学术文献库

An original thermodynamically consistent large strains-based multiphase phase-field (PF) approach of Ginzburg-Landau type is developed for studying the grain boundary (GB)-induced martensitic transformations (MTs) in polycrystalline materials at the nanoscale considering the structural stresses within the interfaces. In this general PF approach, N independent order parameters are used for describing the austenite (A)<->martensite (M) transformations and N(>1) martensitic variants, and another M independent order parameters are considered for describing M(>1) grains in the polycrystalline samples. The change in the GB energy due to its structural rearrangement during MTs is considered using variable energy for the GB(s) as a function of the order parameter related to the A<->M transformation. A rich plot for the temperatures of transformations between the A, premartensite, and M in a bicrystal with a symmetric planar tilt GB are plotted for the varying austenitic GB width.
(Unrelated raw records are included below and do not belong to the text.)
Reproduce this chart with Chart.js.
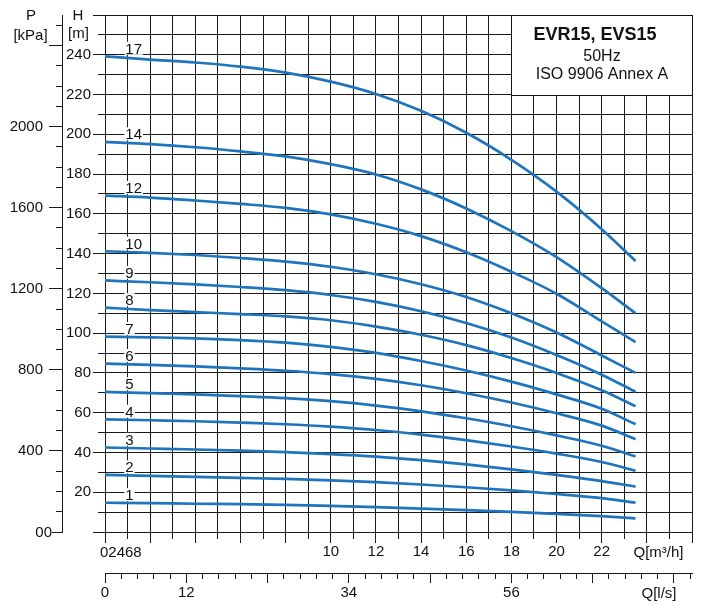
<!DOCTYPE html>
<html>
<head>
<meta charset="utf-8">
<script src="https://cdn.jsdelivr.net/npm/chart.js@4.4.1/dist/chart.umd.min.js"></script>
<style>
  body { margin: 0; background: #fff; }
  #wrap { width: 704px; height: 605px; }
</style>
</head>
<body>
<div id="wrap"><canvas id="pumpChart" width="704" height="605"></canvas></div>
<script>
// flow in m3/h, head in m, one array per number of stages
const flowRates = [0, 2, 4, 6, 8, 10, 12, 14, 16, 18, 20, 22, 23.5]
const stageNames = ['17', '14', '12', '10', '9', '8', '7', '6', '5', '4', '3', '2', '1']

const head17 = [239.2, 237.6, 236.1, 234.0, 231.0, 226.5, 220.3, 211.8, 200.8, 187.2, 171.2, 152.3, 136.3]
const head14 = [196.2, 195.1, 193.5, 191.4, 188.9, 185.0, 179.8, 172.3, 162.7, 151.3, 138.2, 122.6, 110.0]
const head12 = [169.2, 168.2, 166.7, 165.0, 163.0, 159.7, 155.0, 148.8, 140.7, 130.9, 119.8, 105.9, 95.5]
const head10 = [141.2, 140.4, 139.3, 137.8, 136.0, 133.4, 129.6, 124.6, 118.2, 110.0, 100.3, 88.8, 80.0]
const head9 = [126.5, 125.6, 124.5, 123.2, 121.6, 119.2, 115.7, 111.0, 105.1, 97.8, 89.0, 79.1, 70.5]
const head8 = [112.8, 111.6, 110.6, 109.6, 108.4, 106.5, 103.3, 99.2, 94.0, 87.5, 80.0, 71.3, 63.3]
const head7 = [98.3, 97.9, 97.4, 96.5, 95.2, 93.1, 90.1, 86.0, 81.2, 75.6, 69.2, 62.0, 54.2]
const head6 = [84.7, 84.0, 83.3, 82.3, 81.1, 79.4, 77.0, 73.8, 69.8, 65.1, 59.7, 53.5, 46.7]
const head5 = [70.5, 69.8, 69.2, 68.3, 67.3, 65.8, 63.6, 60.7, 57.2, 53.2, 48.6, 43.4, 38.0]
const head4 = [56.7, 56.2, 55.7, 55.0, 54.2, 53.0, 51.3, 49.0, 46.2, 43.0, 39.4, 35.2, 30.8]
const head3 = [42.5, 42.0, 41.5, 40.9, 40.2, 39.2, 37.9, 36.1, 34.0, 31.5, 28.7, 25.6, 22.8]
const head2 = [28.7, 28.2, 27.7, 27.2, 26.7, 26.0, 25.1, 23.9, 22.5, 20.9, 19.1, 17.0, 14.8]
const head1 = [14.7, 14.5, 14.2, 14.0, 13.6, 13.1, 12.5, 11.8, 11.0, 10.1, 9.1, 8.0, 6.9]

const heads = [head17, head14, head12, head10, head9, head8, head7, head6, head5, head4, head3, head2, head1]

// tick labels
const qTickLabels = [10, 12, 14, 16, 18, 20, 22]
const lsTickLabels = { 0: '0', 1: '12', 3: '34', 5: '56' }
const hTickLabels = [20, 40, 60, 80, 100, 120, 140, 160, 180, 200, 220, 240]
const pTickLabels = [400, 800, 1200, 1600, 2000]

const titleLines = ['EVR15, EVS15', '50Hz', 'ISO 9906 Annex A']

const FONT = '"Liberation Sans", Arial, sans-serif'
const INK = '#111'
const BLUE = '#1f74be'

Chart.defaults.font.family = FONT
Chart.defaults.font.size = 15
Chart.defaults.color = INK

const isWhole = v => Math.abs(v - Math.round(v)) < 1e-6

// show only part of a tick mark: dash pattern trick
const dashOuter = (len, show) => [show, len]            // bottom axes: drawn from border outward
const dashInner = (len, show) => [show, len - show]     // left axes: drawn from outside inward

const datasets = heads.map((h, i) => ({
  label: stageNames[i],
  data: flowRates.map((q, j) => ({ x: q, y: h[j] })),
  borderColor: BLUE,
  backgroundColor: BLUE,
  borderWidth: 2.7,
  pointRadius: 0,
  fill: false,
  cubicInterpolationMode: 'monotone',
  xAxisID: 'x',
  yAxisID: 'y'
}))

const annotate = {
  id: 'annotate',
  afterDatasetsDraw(chart) {
    const { ctx } = chart
    const x = chart.scales.x
    const y = chart.scales.y
    ctx.save()

    // stage numbers above each curve
    ctx.font = '15px ' + FONT
    ctx.textAlign = 'left'
    ctx.textBaseline = 'alphabetic'
    chart.data.datasets.forEach((ds, i) => {
      const first = chart.getDatasetMeta(i).data[0]
      const tx = x.getPixelForValue(0.9)
      const base = first.y - 2.6
      const w = ctx.measureText(ds.label).width
      ctx.fillStyle = '#fff'
      ctx.fillRect(tx - 1, base - 12, w + 2, 13)
      ctx.fillStyle = INK
      ctx.fillText(ds.label, tx, base)
    })

    // title box
    const bx1 = Math.round(x.getPixelForValue(18)) + 0.5
    const bx2 = Math.round(x.getPixelForValue(26)) + 0.5
    const by1 = Math.round(y.getPixelForValue(260)) + 0.5
    const by2 = Math.round(y.getPixelForValue(220)) + 0.5
    ctx.fillStyle = '#fff'
    ctx.fillRect(bx1, by1, bx2 - bx1, by2 - by1)
    ctx.strokeStyle = INK
    ctx.lineWidth = 1
    ctx.strokeRect(bx1, by1, bx2 - bx1, by2 - by1)
    ctx.fillStyle = INK
    ctx.textAlign = 'center'
    ctx.font = 'bold 18px ' + FONT
    ctx.fillText(titleLines[0], 595, 39.5)
    ctx.font = '16px ' + FONT
    ctx.fillText(titleLines[1], 602, 61)
    ctx.fillText(titleLines[2], 602, 78.5)

    // axis unit labels
    ctx.font = '15px ' + FONT
    ctx.textBaseline = 'middle'
    ctx.textAlign = 'center'
    ctx.fillText('P', 31, 16)
    ctx.fillText('[kPa]', 30.5, 35.5)
    ctx.fillText('H', 78, 16)
    ctx.fillText('[m]', 78.5, 33.5)
    ctx.fillText('Q[m³/h]', 658.5, 552.5)
    ctx.fillText('Q[l/s]', 659, 593.5)
    ctx.textAlign = 'left'
    ctx.fillText('02468', 100, 552.5)
    ctx.textAlign = 'right'
    ctx.fillText('00', 52, 532.5)
    ctx.restore()
  }
}

const ctx = document.getElementById('pumpChart').getContext('2d')

new Chart(ctx, {
  type: 'line',
  data: { datasets },
  options: {
    responsive: false,
    animation: false,
    layout: { padding: { top: 12, right: 12, left: 0, bottom: 0 } },
    plugins: {
      legend: { display: false },
      tooltip: { enabled: false }
    },
    scales: {
      x: {
        type: 'linear',
        position: 'bottom',
        weight: 0,
        min: 0,
        max: 26,
        afterFit: s => { s.height = 41 },
        grid: {
          color: '#1a1a1a',
          tickLength: 11,
          tickBorderDash: c => (c.tick && Math.round(c.tick.value) % 2 !== 0 ? dashOuter(11, 6) : [])
        },
        border: { display: true, color: '#1a1a1a' },
        ticks: {
          stepSize: 1,
          autoSkip: false,
          maxRotation: 0,
          padding: 0,
          callback: v => (qTickLabels.includes(v) ? String(v) : '')
        }
      },
      xl: {
        type: 'linear',
        position: 'bottom',
        weight: 1,
        min: 0,
        max: 26 / 3.6,
        afterFit: s => { s.height = 32 },
        grid: {
          drawOnChartArea: false,
          color: '#1a1a1a',
          tickLength: 10,
          tickBorderDash: c => (c.tick && !isWhole(c.tick.value) ? dashOuter(10, 5) : [])
        },
        border: { display: true, color: '#1a1a1a' },
        ticks: {
          stepSize: 0.2,
          includeBounds: false,
          autoSkip: false,
          maxRotation: 0,
          padding: 1,
          callback: v => {
            const r = Math.round(v)
            return isWhole(v) && lsTickLabels[r] !== undefined ? lsTickLabels[r] : ''
          }
        }
      },
      y: {
        type: 'linear',
        position: 'left',
        weight: 0,
        min: 0,
        max: 260,
        afterFit: s => { s.width = 43 },
        grid: {
          color: '#1a1a1a',
          tickLength: 12,
          tickBorderDash: c => (c.tick && c.tick.value % 20 !== 0 ? dashInner(12, 7) : []),
          tickBorderDashOffset: c => (c.tick && c.tick.value % 20 !== 0 ? 7 : 0)
        },
        border: { display: true, color: '#1a1a1a' },
        ticks: {
          stepSize: 10,
          autoSkip: false,
          padding: 2,
          callback: v => (hTickLabels.includes(v) ? String(v) : '')
        }
      },
      yP: {
        type: 'linear',
        position: 'left',
        weight: 1,
        min: 0,
        max: 260 * 9.81,
        afterFit: s => { s.width = 62 },
        grid: {
          drawOnChartArea: false,
          color: '#1a1a1a',
          tickLength: 13,
          tickBorderDash: c => {
            if (!c.tick) return []
            const v = c.tick.value
            if (v === 0) return dashInner(13, 10)
            return v % 400 === 0 ? [] : dashInner(13, 6)
          },
          tickBorderDashOffset: c => {
            if (!c.tick) return 0
            const v = c.tick.value
            if (v === 0) return 10
            return v % 400 === 0 ? 0 : 6
          }
        },
        border: { display: true, color: '#1a1a1a' },
        ticks: {
          stepSize: 100,
          includeBounds: false,
          autoSkip: false,
          padding: 6,
          callback: v => (pTickLabels.includes(v) ? String(v) : '')
        }
      }
    }
  },
  plugins: [annotate]
})
</script>
</body>
</html>
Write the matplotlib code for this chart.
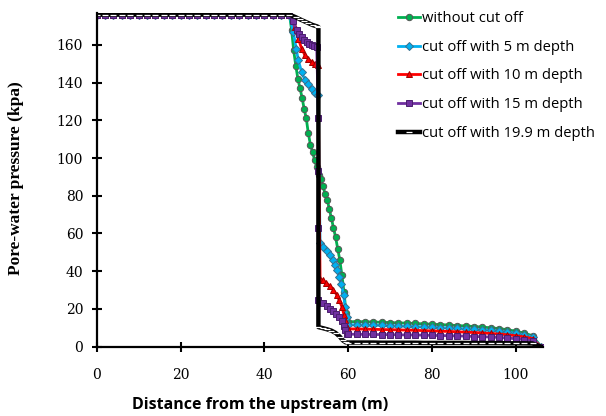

The strong effects of the parameters, including the austenitic GB width, change in GB energy due to MTs, GB misorientation, applied strains, and sample size on heterogeneous nucleation of the phases and the subsequent complex martensitic microstructures evolution are explored in various bicrystals with symmetric or asymmetric planar or circular tilt GBs during the forward and reverse transformations. The triple junction (TJ) energy and the energy and width of the adjacent GBs are also shown to strongly influence the nucleation and microstructures using the tricrystals having three symmetric planar tilt GBs. The compatibility of the microstructures across the GBs is studied. The elastic and structural stresses across the GBs and TJ regions are plotted, which is essential for understanding the role of GBs and TJs in materials failure.